Microsoft's new debugger solution uses existing IEEE 1394 OHCI controllers to interface with the debugger. Basically, systems equipped with one or more standard OHCI-compliant IEEE 1394 controllers can use the standard IEEE 1394 ports for connecting a host machine with one or more targets-up to 62 on a single bus. The host controller can be on the motherboard or attached by way of PCI (including CardBus). Standard IEEE 1394 cables can be used for this purpose.
With new support provided in Windows Me, IEEE 1394 can provide easy networking, allowing the user to connect PCs by way of IEEE 1394 for instant connectivity. This support enhances the IEEE 1394 offering under Windows and further shows the flexibility and user benefits that IEEE 1394 offers to PCs.
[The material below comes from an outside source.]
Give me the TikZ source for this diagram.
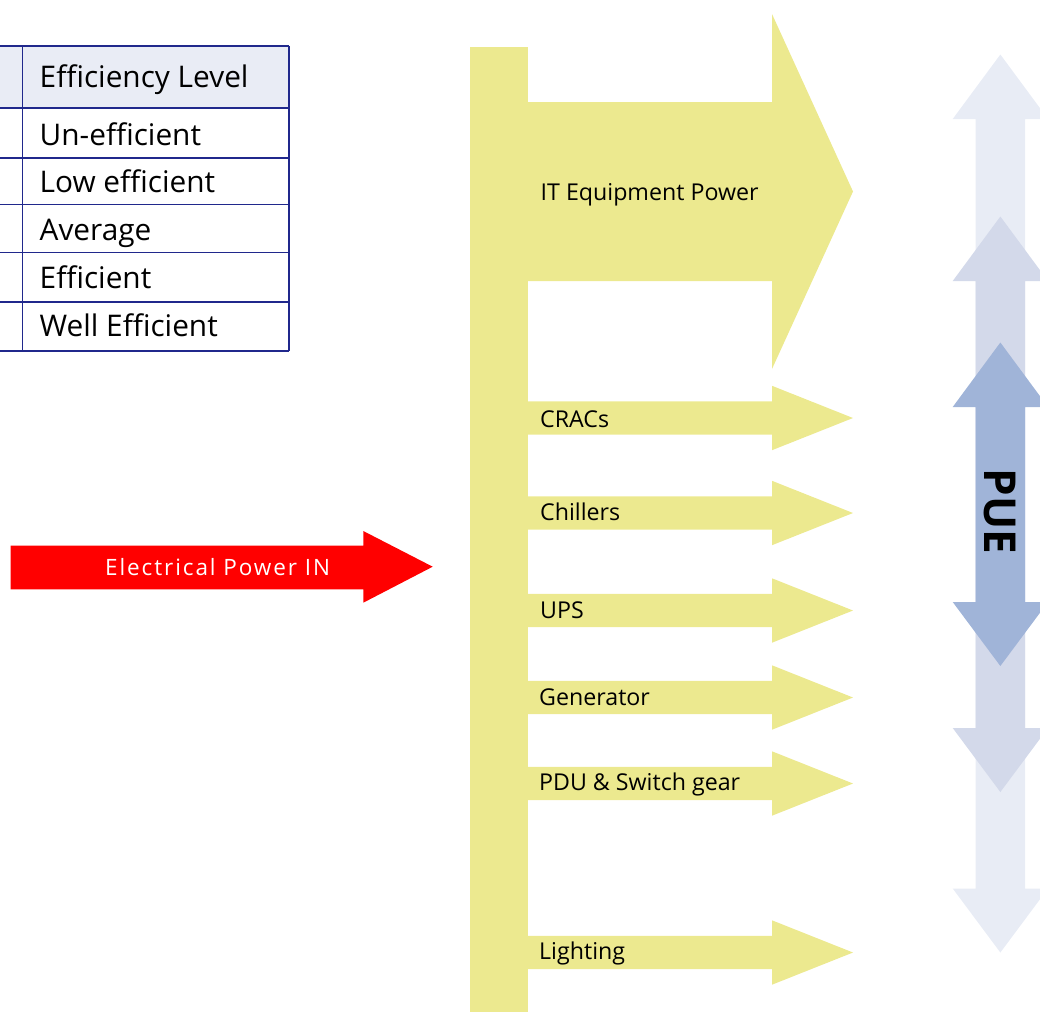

Support for TCP/IP over IEEE 1394 in Windows Me provides high-speed connectivity between PCs with no additional hardware and no configuration by the end user, making IEEE 1394 a hybrid solution for home networking. And, TCP/IP over IEEE 1394 also makes it extremely easy for consumers to share a single Internet connection, by connecting one PC to the Internet and connecting other PCs to the first with IEEE 1394.
Several consumer device manufacturers are working toward including TCP/IP over IEEE 1394 in their devices. Under Windows Me, users can operate these devices from their PCs using standard TCP/IP protocols.
Meanwhile, those manufacturers who plan to provide TCP/IP over IEEE 1394 solutions on PCs running Windows Me should consider several factors when designing hardware. The PC should include an IEEE 1394 controller and port that require no additional hardware. In addition, the Microsoft TCP/IP-over-IEEE-1394 stack should run on controller-based hardware that complies with OHCI. And, the TCP/IP-over-IEEE-1394 stack in Windows Me will not work with third-party ICS software. Another factor is that the TCP/IP over IEEE 1394 solution provides only TCP/IP connectivity. IPX and other networking protocols are not supported.
Microsoft provides an update package that addresses issues for IEEE 1394 storage devices under Windows 98 Second Edition, including issues related to the surprise removal of peripheral devices.
Essentially, the update package installs a safe device-removal utility that allows users to stop a plug and play storage device safely, before physically unplugging the device.